François Pinard <[EMAIL PROTECTED]> writes:
> > Let me repeat this for the umpteenth time: You do not have to learn
> > LaTeX to contribute to docs.  Submit plain text.  One of us with
> > some LaTeX knowledge will do the markup.  Content is the hard part.
> > Markup is nothing, so don't let it be a barrier for you.
> 
> More than LaTeX, the main frozener is when people in charge tell you
> to use bug trackers to speak to them.

More than latex and bug trackers, the main obstacle is that people
wanting better docs want them for the precise reason that the existing
docs don't make it clear what the code does.  Writing a good doc patch
(and the "patches" needed are often sweeping rewrites) requires
studying and understanding the code being documented, and the
application area that the code tries to implement.  Maybe it also
requires studying relevant standards that the code implements (to note
gaps in the implementation), comparing the implementation to other
implementations in other languages, etc.  For example, writing a good
doc patch for urllib2 would mean checking RFC 2616(?) against the
urllib2 code to see what parts of the RFC got implemented and what
parts didn't.  It might also mean comparing urllib2 with other
libraries like LWP (Perl) or whatever the equivalent is in Java.

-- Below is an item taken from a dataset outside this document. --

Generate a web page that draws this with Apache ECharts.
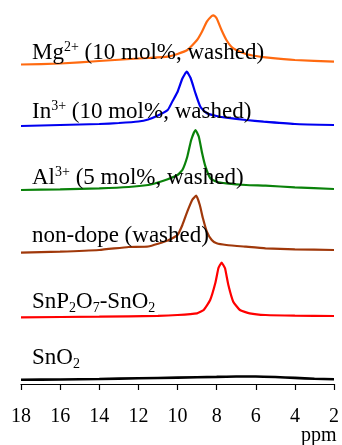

By the time the requester/patch writer gets through studying the code
to figure out what it does, maybe s/he has answered his/her own
questions and doesn't need docs any more.  The person best qualified
to know what the code does is the code author, who could answer all
the questions immediately.

The solution is clear: the distro maintainers should require that all
code contributions must come with good docs.  When a code submission
comes in, the distro maintainers should critically review the
accompanying docs, note any shortcomings and constructively ask for
improvements from the contributor until the docs are good.  The distro
committers are all very skilled and experienced people.  So there's a
certain amount of mentoring going on whenever a committer works with a
contributor to accept a code patch.  By communicating what it takes to
bring documentation up to snuff, the committers can share their wisdom
with contributors and thereby raise the quality standard of not just
the distro, but also of the whole contributor community.  Passing
skills on to others is after all what being a community is about.
Many of us who have acquired any skill at putting docs together,
acquired them in precisely this fashion, and should try to pass them on.